Палмерстон был сторонником политики постоянного вмешательства: он бесконечно делал предупреждения монархам, угрожал премьер-министрам — словом, энергично помешивал в большом котле международной политики, не давая ему остыть. Как объяснил королеве Мельбурн: «Главный принцип его действий — ничто так не вредит политике, как слабость и робость, и в целом эта теория вполне верна». В данном случае речь шла о Северной Африке, где египетский паша Мухаммед Али решил восстать против своего номинального суверена, турецкого султана. Это не понравилось Палмерстону, поскольку упадок или распад Османской империи, где правил султан, мог дать России или Франции возможность заполучить Египет. Особенно серьезной угрозой считалась Франция, поскольку с этой страной у Англии издавна шло негласное соперничество. Палмерстон делал то, что считал нужным, проводил переговоры и заключал сделки, не давая коллегам сыграть в этом сколько-нибудь заметную роль.
Вскоре против Франции встал четырехсторонний союз Англии, России, Австрии и Пруссии. (Его можно было бы назвать Северным альянсом.) Однако перспектива войны с Францией нервировала английский кабинет министров. Когда Палмерстон предложил заключить договор с тремя странами, два члена кабинета пригрозили уйти в отставку. Мельбурн серьезно встревожился. Любой раскол или даже намек на раскол мог повредить ему. «Ради бога, — сказал он, — пусть никто не уходит в отставку или все уйдут в отставку». Палмерстон сохранял невозмутимость: французские угрозы его нисколько не пугали. Он заявил, что они просто блефуют, и продолжил стоять на своем. От напряжения Мельбурн заболел. Склонность к нервной истерии, которая проявлялась в полную силу в периоды кризисов, была одной из главных особенностей викторианского характера. Спустя несколько лет Мельбурн писал Расселу о королеве: «Она может сделаться серьезно больна, если будет слишком долго находиться в состоянии беспокойства и нервного возбуждения». Писатель и общественный обозреватель Артур Янг, говоря о работе электрического телеграфа, назвал его «системой универсальной циркуляции сведений, с электрической чуткостью распространяющей в Англии малейшие вибрации чувств и опасений от одного края королевства до другого» — но эти слова вполне можно было бы отнести к душевному состоянию людей.

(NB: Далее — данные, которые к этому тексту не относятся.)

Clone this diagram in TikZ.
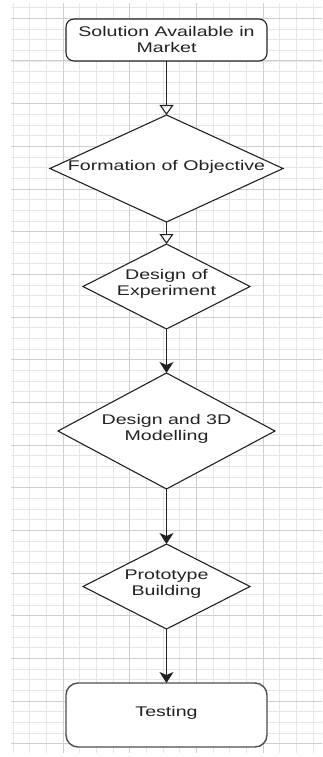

В каком-то смысле это было апокалиптическое воображение в действии. Так, на основании каких-то неясных или вымышленных текстов распространились слухи, что 17 марта 1842 года Лондон сгорит дотла в огромном пожаре. В вышедшей в тот день газете The Times сообщали: «Неистовые вопли, обращенные к небесам мольбы о пощаде, душераздирающие крики о помощи, раздававшиеся отовсюду в течение дня, достаточно свидетельствовали о том, как сильно это народное заблуждение подействовало на разум суеверных людей». Люди толпились на причалах в ожидании парохода, который увезет их из города, поезда, отправляющиеся из Лондона, были переполнены. Некоторые искали убежища в полях, но ничего так и не произошло.
Палмерстон был прав с самого начала. Он поставил французского короля Луи Филиппа перед перспективой конфликта. Король отступил, и вскоре военный блеф Мухаммеда Али раскрылся. Эта бескровная победа над французами вызвала огромное ликование в Англии и, пожалуй, была единственным иностранным триумфом, который могло приписать себе правительство Мельбурна.
Палмерстон продолжал проводить политику по ситуации, что, впрочем, не делало ее менее успешной. Он ясно видел, в каком направлении движутся дела государства, и в тех редких случаях, когда его тянуло пофилософствовать, его высказывания отличались проницательностью и прагматичностью. К примеру, издавна было принято считать, что Османская империя разлагается или пребывает в упадке, но Палмерстон заметил: «Половина неверных выводов, к которым приходит человечество, происходит из злоупотребления метафорами и привычки путать общее сходство или воображаемое подобие с действительным положением вещей. Поэтому люди охотно сравнивают древнюю монархию со старым зданием, старым деревом или старым человеком…» Хотя на самом деле между ними нет никакого сходства.
Однажды он сказал: «Весьма недальновидно предполагать, будто ту или другую страну можно обозначить как вечного союзника или вечного врага Англии. У нас нет вечных союзников и вечных врагов. Вечны наши интересы, и этим интересам мы обязаны следовать». О себе он мог бы так же сказать, что не причисляет себя ни к одной партии и всегда держится на расстоянии вытянутой руки от своего номинального лидера. Он предпочитал идти собственным путем. Как мы увидим, иногда он спотыкался, но всегда вставал, отряхивался и шел дальше.